Be a friend, philosopher, and guide to all

It is now becoming very clear that the Generation Y have a mind of their own. Inter-religion and inter-state marriages are so common. In one particular case, a Bengali girl, madly in love with a Tamilian boy in the same IT company, sought the help of the house owner herself!! Though this lady was educated, she was an ordinary housewife. But her chartered accountant husband had taught her very good values. She patiently listened to the girl, verified about her background and was doubly sure that the boy would not ditch the girl, She did a real integrity check, through some people known to the boy. He was damn serious too. The lady spoke to both families and the girl's family came to Chennai, all the way from Durgapur. A massive counseling session followed. It was reported that the girl's father initially insisted that she resign her job!! However, the period of fifteen days was enough for them to conclude that the boy was too good. The lady in question acted as a real friend, philosopher, and guide. The boy's parents came calling from Madurai. They were initially very violent too and even threatened police action. However, the lady tactfully explained the entire situation. Though the language was totally different, the parents of the boy were enabled to understand every bit of what the Bengali girl said in English, through interpreters who could translate English into Tamil. The boy's parents took a full fifty odd days to say yes. This was even after some secret monitoring of the girl's movements!! The young boy and girl referred to the lady as "awesome". Though none are still known to me personally, I could see the honesty and intent. The lady's role was too good. The simple marriage was conducted in Tamilian style, after the Bengalis agreed to it.

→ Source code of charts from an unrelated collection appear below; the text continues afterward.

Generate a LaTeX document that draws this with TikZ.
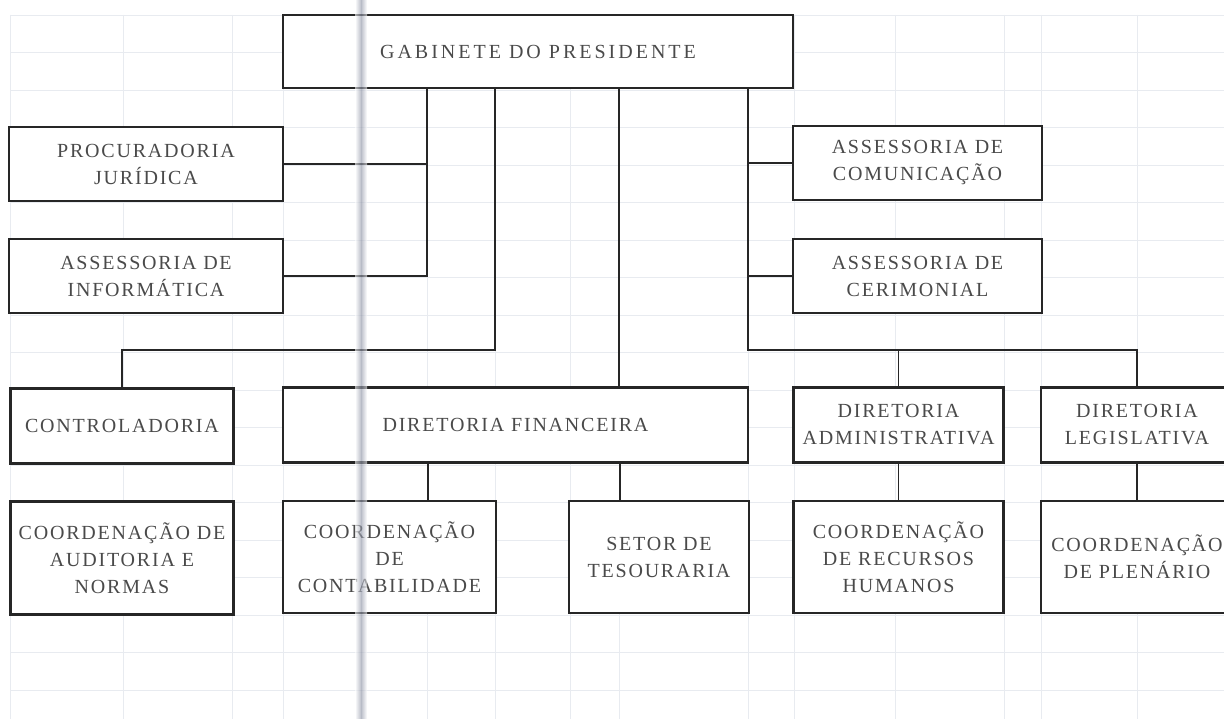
\documentclass[tikz,border=0pt]{standalone}
\usepackage{fontspec}
\setmainfont{Liberation Serif}[LetterSpace=9.0]
\newfontfamily\gabfont{Liberation Serif}[LetterSpace=15.0]
\definecolor{gridc}{HTML}{E8EBF0}
\definecolor{boxc}{HTML}{262626}
\definecolor{txtc}{HTML}{4A4A4A}
\definecolor{bandc}{HTML}{8E94A6}
\tikzset{
  orgbox/.style={draw=boxc, line width=2.3pt, fill=white, inner sep=0pt, align=center,
                 text=txtc, font=\fontsize{20}{27}\selectfont},
  link/.style={draw=boxc, line width=1.3pt},
  gridline/.style={draw=gridc, line width=0.9pt}
}
\begin{document}
\begin{tikzpicture}[x=1pt,y=-1pt]
\useasboundingbox (0,0) rectangle (1224,719);
\fill[white] (0,0) rectangle (1224,719);
% spreadsheet grid
\foreach \k in {0,...,18} \draw[gridline] (10,15+37.5*\k) -- (1224,15+37.5*\k);
\foreach \x in {10,123,232,283,427,495,570,619,748,794,895,1004,1041,1137} \draw[gridline] (\x,15) -- (\x,719);

% boxes
\node[orgbox, minimum width=510pt, minimum height=73pt, font=\gabfont\fontsize{20}{27}\selectfont] (gab) at (538,51.5) {GABINETE DO PRESIDENTE};
\node[orgbox, minimum width=274pt, minimum height=74pt] (proc) at (146,164) {PROCURADORIA\\JURÍDICA};
\node[orgbox, minimum width=274pt, minimum height=74pt] (info) at (146,276) {ASSESSORIA DE\\INFORMÁTICA};
\node[orgbox, minimum width=249pt, minimum height=74pt] (comu) at (917.5,163) {ASSESSORIA DE\\COMUNICAÇÃO};
\node[orgbox, minimum width=249pt, minimum height=74pt] (ceri) at (917.5,276) {ASSESSORIA DE\\CERIMONIAL};
\node[orgbox, minimum width=223pt, minimum height=75pt] (ctrl) at (122,426) {CONTROLADORIA};
\node[orgbox, minimum width=465pt, minimum height=75pt] (fin) at (515.5,425) {DIRETORIA FINANCEIRA};
\node[orgbox, minimum width=210pt, minimum height=75pt] (adm) at (898.5,425) {DIRETORIA\\ADMINISTRATIVA};
\node[orgbox, minimum width=192pt, minimum height=75pt] (leg) at (1137,425) {DIRETORIA\\LEGISLATIVA};
\node[orgbox, minimum width=223pt, minimum height=113pt] (aud) at (122,558) {COORDENAÇÃO DE\\AUDITORIA E\\NORMAS};
\node[orgbox, minimum width=213pt, minimum height=112pt] (cont) at (389.5,557) {COORDENAÇÃO\\DE\\CONTABILIDADE};
\node[orgbox, minimum width=180pt, minimum height=112pt] (tes) at (659,557) {SETOR DE\\TESOURARIA};
\node[orgbox, minimum width=210pt, minimum height=112pt] (rh) at (898.5,557) {COORDENAÇÃO\\DE RECURSOS\\HUMANOS};
\node[orgbox, minimum width=192pt, minimum height=112pt] (plen) at (1137,557) {COORDENAÇÃO\\DE PLENÁRIO};

% connectors
\coordinate (jl) at (427,276);
\coordinate (jlp) at (427,164);
\coordinate (jc) at (495,350);
\coordinate (jr) at (748,350);
\coordinate (jrc) at (748,163);
\coordinate (jre) at (748,276);
\draw[link] (gab.south -| jl) -- (jl) -- (info.east);
\draw[link] (jlp) -- (proc.east);
\draw[link] (gab.south -| jc) -- (jc) -| (ctrl.north);
\draw[link] (gab.south -| 619,0) -- (fin.north -| 619,0);
\draw[link] (gab.south -| jr) -- (jr) -| (leg.north);
\draw[link] (jrc) -- (comu.west);
\draw[link] (jre) -- (ceri.west);
\draw[link] (adm.north) -- (adm.north |- jr);
\draw[link] (fin.south -| 428,0) -- (cont.north -| 428,0);
\draw[link] (fin.south -| 620,0) -- (tes.north -| 620,0);
\draw[link] (adm.south) -- (rh.north);
\draw[link] (leg.south) -- (plen.north);

% scan band
\shade[left color=white, right color=bandc, opacity=0.6] (355,0) rectangle (361,719);
\shade[left color=bandc, right color=white, opacity=0.6] (361,0) rectangle (367,719);
\end{tikzpicture}
\end{document}
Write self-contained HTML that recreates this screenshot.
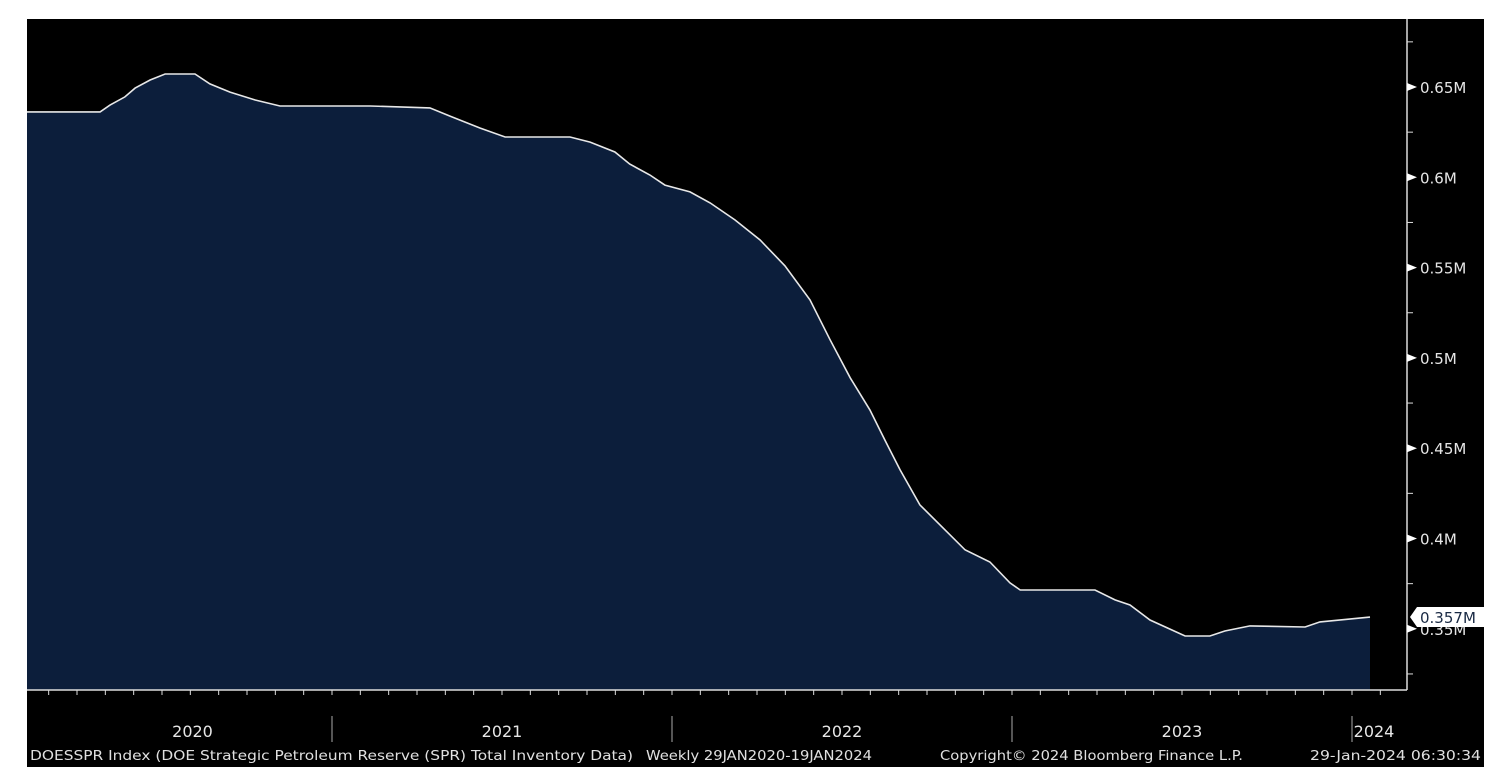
<!DOCTYPE html>
<html><head><meta charset="utf-8"><style>
html,body{margin:0;padding:0;background:#fff;width:1504px;height:782px;overflow:hidden}
svg{display:block}
text{font-family:"DejaVu Sans","Liberation Sans",sans-serif}
</style></head><body>
<svg id="chart" width="1504" height="782">
<rect x="27" y="19" width="1457" height="748" fill="#000"/>
<g id="plot"></g>
</svg>
<script>
const years = [2020.103,2020.318,2020.347,2020.391,2020.421,2020.465,2020.509,2020.597,2020.641,2020.700,2020.774,2020.847,2021.112,2021.288,2021.347,2021.435,2021.509,2021.700,2021.759,2021.832,2021.876,2021.935,2021.979,2022.053,2022.112,2022.185,2022.259,2022.332,2022.406,2022.465,2022.524,2022.582,2022.626,2022.671,2022.729,2022.788,2022.862,2022.935,2022.994,2023.024,2023.244,2023.303,2023.347,2023.406,2023.509,2023.582,2023.626,2023.700,2023.862,2023.906,2024.053];
const values = [0.6362,0.6362,0.6400,0.6445,0.6494,0.6539,0.6572,0.6572,0.6517,0.6472,0.6428,0.6395,0.6395,0.6384,0.6339,0.6273,0.6223,0.6223,0.6195,0.6140,0.6073,0.6013,0.5957,0.5919,0.5858,0.5764,0.5653,0.5510,0.5321,0.5100,0.4890,0.4712,0.4546,0.4380,0.4186,0.4076,0.3937,0.3870,0.3754,0.3715,0.3715,0.3660,0.3632,0.3549,0.3460,0.3460,0.3488,0.3516,0.3510,0.3538,0.3565];
const yTicks = [0.35,0.4,0.45,0.5,0.55,0.6,0.65];
const yTickLabels = ["0.35M","0.4M","0.45M","0.5M","0.55M","0.6M","0.65M"];
const yearLabels = ["2020","2021","2022","2023","2024"];
const lastLabel = "0.357M";

const NS="http://www.w3.org/2000/svg";
const g=document.getElementById('plot');
const X0=27,AX=1407,BASE=690;
function xs(t){return (t-2020)*340-8;}
function ys(v){return 87+(0.65-v)/0.05*90.3;}
function mk(tag,attrs,parent){const e=document.createElementNS(NS,tag);for(const k in attrs)e.setAttribute(k,attrs[k]);(parent||g).appendChild(e);return e;}

let d=`M${xs(years[0])},${BASE}`;
years.forEach((t,i)=>{d+=` L${xs(t).toFixed(1)},${ys(values[i]).toFixed(1)}`;});
const lastX=xs(years[years.length-1]);
d+=` L${lastX},${BASE} Z`;
const area=mk('path',{d:d,fill:'#0c1e3b'});


let ld='';
years.forEach((t,i)=>{ld+=(i?' L':'M')+xs(t).toFixed(1)+','+ys(values[i]).toFixed(1);});
const line=mk('path',{d:ld,fill:'none',stroke:'#e8e8e8','stroke-width':1.6});



mk('line',{x1:X0,y1:BASE,x2:AX,y2:BASE,stroke:'#ddd','stroke-width':1.5});
mk('line',{x1:AX,y1:19,x2:AX,y2:BASE,stroke:'#ddd','stroke-width':1.5});
for(let v=0.325;v<=0.68;v+=0.025){const y=ys(v);if(y<19||y>BASE)continue;mk('line',{x1:AX,y1:y,x2:AX+6,y2:y,stroke:'#ddd','stroke-width':1});}
yTicks.forEach((v,i)=>{
  const y=ys(v);
  mk('path',{d:`M${AX},${y-4} L${AX+10},${y} L${AX},${y+4}Z`,fill:'#fff'});
  const t=mk('text',{x:AX+13,y:y+6,fill:'#e6e6e6','font-size':15});
  t.textContent=yTickLabels[i];
  
  
});
for(let m=0;m<=60;m++){const x=xs(2020+m/12);if(x<X0||x>AX)continue;mk('line',{x1:x,y1:BASE,x2:x,y2:BASE+5,stroke:'#ddd','stroke-width':1});}
yearLabels.forEach((lab,i)=>{
  const yr=2020+i;
  const sx=xs(yr);
  if(sx>X0) mk('line',{x1:sx,y1:716,x2:sx,y2:742,stroke:'#aaa','stroke-width':1});
  let cx=i===0?(X0+xs(2021))/2+13:(i<4?xs(yr+0.5):sx+22);
  const t=mk('text',{x:cx,y:737,fill:'#e6e6e6','font-size':16,'text-anchor':'middle'});
  t.textContent=lab;
  
  
});
const ly=ys(values[values.length-1]);
mk('path',{d:`M1410,${ly} L1417,${ly-10} L1484,${ly-10} L1484,${ly+10} L1417,${ly+10}Z`,fill:'#fff'});
const lt=mk('text',{x:1420,y:ly+6,fill:'#1a2a44','font-size':15});
lt.textContent=lastLabel;


function foot(txt,x,len,name){
  const t=mk('text',{x:x,y:760,fill:'#e0e0e0','font-size':13,'font-family':'"Liberation Mono",monospace',textLength:len,lengthAdjust:'spacingAndGlyphs'});
  t.textContent=txt;
  
  
}
foot("DOESSPR Index (DOE Strategic Petroleum Reserve (SPR) Total Inventory Data)",30,603,'footer-source');
foot("Weekly 29JAN2020-19JAN2024",646,226,'footer-range');
foot("Copyright© 2024 Bloomberg Finance L.P.",940,303,'footer-copyright');
foot("29-Jan-2024 06:30:34",1310,171,'footer-timestamp');
</script>
</body></html>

Be consistent in your talk and action

This can always happen when you are consistent. Even if you take one wrong step, people are likely to reject you. Similarly, they always look for consistency. If you say something and do something just the opposite, they will reject you. Consistency in your words and action is a must. It can happen if you are very serious. Only then, the word "awesome" will apply to you.

Conclusion

Winning the word "awesome" is not common sense. It is not rocket science, either. The aforesaid true life experiences only reinforce the basics. Only a few of the basics have been discussed in the aforesaid paragraphs. The journey is very exciting. The key is to try and keep perfecting each value as you go along. Of course, there is no short cut at all.